*Exercise*
Starting with the first line of the listing, quote each line exactly until and including the one with "import plotly.graph_objects as go", leaving pictures out.

[Begin Provided material]

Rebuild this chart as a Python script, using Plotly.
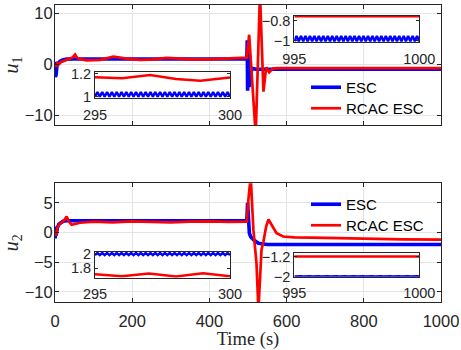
import numpy as np
import plotly.graph_objects as go

# ---------------- data ----------------
# u1, ESC (blue)
t_u1_esc = [0, 1, 2, 3, 5, 8, 13, 20, 30, 45, 497, 498, 499, 501, 503, 505, 508, 512, 520, 1000]
u1_esc = [0.5, -2.5, 0.3, -2.0, -0.3, 0.2, 0.6, 0.85, 1.0, 1.03, 1.03, 4.7, -5.2, 2.0, -4.5, 0.0, -1.5, -0.8, -0.98, -0.98]

# u1, RCAC ESC (red)
t_u1_rcac = [0, 3, 6, 10, 15, 25, 35, 45, 52, 58, 69, 82, 117, 151, 186, 220, 255, 289, 324, 358,
             393, 427, 462, 497, 503, 512, 520, 531, 540, 547, 555, 564, 575, 600, 1000]
u1_rcac = [0.0, -0.5, 0.2, 0.0, 0.4, 0.7, 0.9, 1.3, 1.9, 1.2, 0.95, 0.75, 0.85, 1.5, 1.1, 0.85, 0.95, 1.25, 1.1, 0.95,
           0.95, 1.1, 1.25, 1.3, 5.8, -6.0, -14.0, 14.0, -5.4, -0.6, -1.6, -0.85, -0.76, -0.76, -0.76]

# u2, ESC (blue)
t_u2_esc = [0, 0.5, 1, 3, 6, 10, 15, 21, 30, 497, 499, 501, 503.5, 507, 514, 527, 540, 550, 1000]
u2_esc = [0.0, -1.0, 1.0, -0.5, 0.8, 1.4, 1.7, 1.9, 2.0, 2.0, 5.0, 3.3, -0.1, -0.7, -1.2, -1.8, -1.97, -2.0, -2.0]

# u2, RCAC ESC (red)
t_u2_rcac = [0, 3, 6, 10, 15, 20, 25, 30, 35, 43, 65, 100, 150, 200, 250, 300, 350, 400, 450, 497,
             501, 507, 514, 518, 522, 527, 535, 540, 547, 553, 561, 574, 591, 620, 700, 800, 900, 1000]
u2_rcac = [0.2, -0.5, 0.8, 1.3, 1.6, 1.8, 2.2, 2.7, 2.0, 1.3, 1.65, 1.85, 1.7, 1.9, 1.8, 1.7, 1.85, 1.9, 1.8, 1.85,
           5.5, 9.5, 0.45, -2.3, -5.2, -13.0, -2.9, -1.5, 1.0, 2.2, 1.3, -0.1, -0.67, -0.8, -0.9, -1.05, -1.15, -1.2]

# zoomed windows (insets)
t_zoom_a = np.linspace(295, 300, 57)
t_zoom_b = np.linspace(995, 1000, 57)
t_zoom_a_rcac_u1 = [295, 296, 297.04, 298, 298.9, 300]
t_zoom_a_rcac_u2 = [295, 296, 297, 298, 299, 300]
t_zoom_b_rcac = [995, 1000]

zoom_u1_esc_a = [1.0, 1.041, 1.0, 1.041, 1.0, 1.041, 1.0, 1.041, 1.0, 1.041, 1.0, 1.041, 1.0, 1.041,
                 1.0, 1.041, 1.0, 1.041, 1.0, 1.041, 1.0, 1.041, 1.0, 1.041, 1.0, 1.041, 1.0, 1.041,
                 1.0, 1.041, 1.0, 1.041, 1.0, 1.041, 1.0, 1.041, 1.0, 1.041, 1.0, 1.041, 1.0, 1.041,
                 1.0, 1.041, 1.0, 1.041, 1.0, 1.041, 1.0, 1.041, 1.0, 1.041, 1.0, 1.041, 1.0, 1.041, 1.0]
zoom_u1_rcac_a = [1.171, 1.162, 1.191, 1.156, 1.141, 1.168]

zoom_u1_esc_b = [-1.005, -0.953, -1.005, -0.953, -1.005, -0.953, -1.005, -0.953, -1.005, -0.953,
                 -1.005, -0.953, -1.005, -0.953, -1.005, -0.953, -1.005, -0.953, -1.005, -0.953,
                 -1.005, -0.953, -1.005, -0.953, -1.005, -0.953, -1.005, -0.953, -1.005, -0.953,
                 -1.005, -0.953, -1.005, -0.953, -1.005, -0.953, -1.005, -0.953, -1.005, -0.953,
                 -1.005, -0.953, -1.005, -0.953, -1.005, -0.953, -1.005, -0.953, -1.005, -0.953,
                 -1.005, -0.953, -1.005, -0.953, -1.005, -0.953, -1.005]
zoom_u1_rcac_b = [-0.756, -0.756]

zoom_u2_esc_a = [1.985, 2.015, 1.985, 2.015, 1.985, 2.015, 1.985, 2.015, 1.985, 2.015,
                 1.985, 2.015, 1.985, 2.015, 1.985, 2.015, 1.985, 2.015, 1.985, 2.015,
                 1.985, 2.015, 1.985, 2.015, 1.985, 2.015, 1.985, 2.015, 1.985, 2.015,
                 1.985, 2.015, 1.985, 2.015, 1.985, 2.015, 1.985, 2.015, 1.985, 2.015,
                 1.985, 2.015, 1.985, 2.015, 1.985, 2.015, 1.985, 2.015, 1.985, 2.015,
                 1.985, 2.015, 1.985, 2.015, 1.985, 2.015, 1.985]
zoom_u2_rcac_a = [1.716, 1.689, 1.729, 1.686, 1.731, 1.688]

zoom_u2_esc_b = [-2.004, -1.994, -2.004, -1.994, -2.004, -1.994, -2.004, -1.994, -2.004, -1.994,
                 -2.004, -1.994, -2.004, -1.994, -2.004, -1.994, -2.004, -1.994, -2.004, -1.994,
                 -2.004, -1.994, -2.004, -1.994, -2.004, -1.994, -2.004, -1.994, -2.004, -1.994,
                 -2.004, -1.994, -2.004, -1.994, -2.004, -1.994, -2.004, -1.994, -2.004, -1.994,
                 -2.004, -1.994, -2.004, -1.994, -2.004, -1.994, -2.004, -1.994, -2.004, -1.994,
                 -2.004, -1.994, -2.004, -1.994, -2.004, -1.994, -2.004]
zoom_u2_rcac_b = [-1.2, -1.2]

x_ticks = [0, 200, 400, 600, 800, 1000]
u1_ticks = [-10, 0, 10]
u2_ticks = [-10, -5, 0, 5]

# ---------------- figure ----------------
W, H = 461, 350
BLUE, RED = "#0000ff", "#ff0000"
AX = "#262626"
SANS = "Liberation Sans, Arial, Helvetica, sans-serif"
SERIF = "Liberation Serif, Times New Roman, serif"


def xd(l, r):
    return [l / W, r / W]


def yd(top, bottom):
    return [(H - bottom) / H, (H - top) / H]


fig = go.Figure()

# main u1
fig.add_trace(go.Scatter(x=t_u1_esc, y=u1_esc, mode="lines", name="ESC",
                         line=dict(color=BLUE, width=3.6), xaxis="x", yaxis="y", legend="legend"))
fig.add_trace(go.Scatter(x=t_u1_rcac, y=u1_rcac, mode="lines", name="RCAC ESC",
                         line=dict(color=RED, width=2.7), xaxis="x", yaxis="y", legend="legend2"))
# main u2
fig.add_trace(go.Scatter(x=t_u2_esc, y=u2_esc, mode="lines", name="ESC",
                         line=dict(color=BLUE, width=3.6), xaxis="x2", yaxis="y2", legend="legend3"))
fig.add_trace(go.Scatter(x=t_u2_rcac, y=u2_rcac, mode="lines", name="RCAC ESC",
                         line=dict(color=RED, width=2.7), xaxis="x2", yaxis="y2", legend="legend4"))
# insets
fig.add_trace(go.Scatter(x=t_zoom_a, y=zoom_u1_esc_a, mode="lines", showlegend=False,
                         line=dict(color=BLUE, width=2.5), xaxis="x3", yaxis="y3"))
fig.add_trace(go.Scatter(x=t_zoom_a_rcac_u1, y=zoom_u1_rcac_a, mode="lines", showlegend=False,
                         line=dict(color=RED, width=2.5), xaxis="x3", yaxis="y3"))
fig.add_trace(go.Scatter(x=t_zoom_b, y=zoom_u1_esc_b, mode="lines", showlegend=False,
                         line=dict(color=BLUE, width=2.5), xaxis="x4", yaxis="y4"))
fig.add_trace(go.Scatter(x=t_zoom_b_rcac, y=zoom_u1_rcac_b, mode="lines", showlegend=False,
                         line=dict(color=RED, width=2.5), xaxis="x4", yaxis="y4"))
fig.add_trace(go.Scatter(x=t_zoom_a, y=zoom_u2_esc_a, mode="lines", showlegend=False,
                         line=dict(color=BLUE, width=2.5), xaxis="x5", yaxis="y5"))
fig.add_trace(go.Scatter(x=t_zoom_a_rcac_u2, y=zoom_u2_rcac_a, mode="lines", showlegend=False,
                         line=dict(color=RED, width=2.5), xaxis="x5", yaxis="y5"))
fig.add_trace(go.Scatter(x=t_zoom_b, y=zoom_u2_esc_b, mode="lines", showlegend=False,
                         line=dict(color=BLUE, width=2.5), xaxis="x6", yaxis="y6"))
fig.add_trace(go.Scatter(x=t_zoom_b_rcac, y=zoom_u2_rcac_b, mode="lines", showlegend=False,
                         line=dict(color=RED, width=2.5), xaxis="x6", yaxis="y6"))

main_common = dict(showline=True, linecolor=AX, linewidth=1, mirror="allticks",
                   ticks="inside", ticklen=4, tickcolor=AX, tickwidth=1, automargin=False,
                   showgrid=True, gridcolor="#e4e4e4", gridwidth=1, zeroline=False,
                   tickfont=dict(family=SANS, size=16.5, color=AX))
inset_common = dict(showline=True, linecolor=AX, linewidth=1, mirror="allticks",
                    ticks="inside", ticklen=3, tickcolor=AX, tickwidth=1, automargin=False,
                    showgrid=False, zeroline=False,
                    tickfont=dict(family=SANS, size=14.5, color=AX))

XM = xd(55, 441)
XA = xd(95, 230)
XB = xd(294.3, 419.3)


def leg(center_px):
    return dict(x=306 / W, y=(H - center_px) / H, xanchor="left", yanchor="middle",
                bgcolor="rgba(0,0,0,0)", font=dict(family=SANS, size=15, color="#000000"))


fig.update_layout(
    template="none",
    width=W, height=H, margin=dict(l=0, r=0, t=0, b=0, autoexpand=False),
    paper_bgcolor="white", plot_bgcolor="white",
    xaxis=dict(domain=XM, range=[0, 1000], tickvals=x_ticks, showticklabels=False,
               anchor="y", **main_common),
    yaxis=dict(domain=yd(5, 125), range=[-11.95, 11.65], tickvals=u1_ticks, anchor="x",
               ticklabelstandoff=-2,
               title=dict(text="<i>u</i><sub>1</sub>", font=dict(family=SERIF, size=20, color=AX), standoff=8),
               **main_common),
    xaxis2=dict(domain=XM, range=[0, 1000], tickvals=x_ticks, anchor="y2", ticklabelstandoff=4,
                title=dict(text="Time (s)", font=dict(family=SERIF, size=18.5, color=AX), standoff=6),
                **main_common),
    yaxis2=dict(domain=yd(183.3, 302), range=[-11.7, 8.3], tickvals=u2_ticks, anchor="x2",
                ticklabelstandoff=-2,
                title=dict(text="<i>u</i><sub>2</sub>", font=dict(family=SERIF, size=20, color=AX), standoff=8),
                **main_common),
    xaxis3=dict(domain=XA, range=[295, 300], tickvals=[295, 300], anchor="y3", ticklabelstandoff=3, **inset_common),
    yaxis3=dict(domain=yd(71.7, 98.3), range=[0.986, 1.22], tickvals=[1, 1.2], anchor="x3", **inset_common),
    xaxis4=dict(domain=XB, range=[995, 1000], tickvals=[995, 1000], anchor="y4", ticklabelstandoff=3, **inset_common),
    yaxis4=dict(domain=yd(15.7, 42.3), range=[-1.016, -0.75], tickvals=[-1, -0.8], anchor="x4", **inset_common),
    xaxis5=dict(domain=XA, range=[295, 300], tickvals=[295, 300], anchor="y5", ticklabelstandoff=3, **inset_common),
    yaxis5=dict(domain=yd(251.7, 277.7), range=[1.669, 2.032], tickvals=[1.8, 2], anchor="x5", **inset_common),
    xaxis6=dict(domain=XB, range=[995, 1000], tickvals=[995, 1000], anchor="y6", ticklabelstandoff=3, **inset_common),
    yaxis6=dict(domain=yd(252.7, 276.7), range=[-2.01, -1.045], tickvals=[-2, -1.2], anchor="x6", **inset_common),
    legend=leg(87.5),
    legend2=leg(108.5),
    legend3=leg(204.5),
    legend4=leg(225.5),
)

fig.write_html("out.html", config={"displayModeBar": False},
               post_script="document.body.style.margin='0px';")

[End Provided material]

*Exercise result*
Rebuild this chart as a Python script, using Plotly.
import numpy as np
import plotly.graph_objects as go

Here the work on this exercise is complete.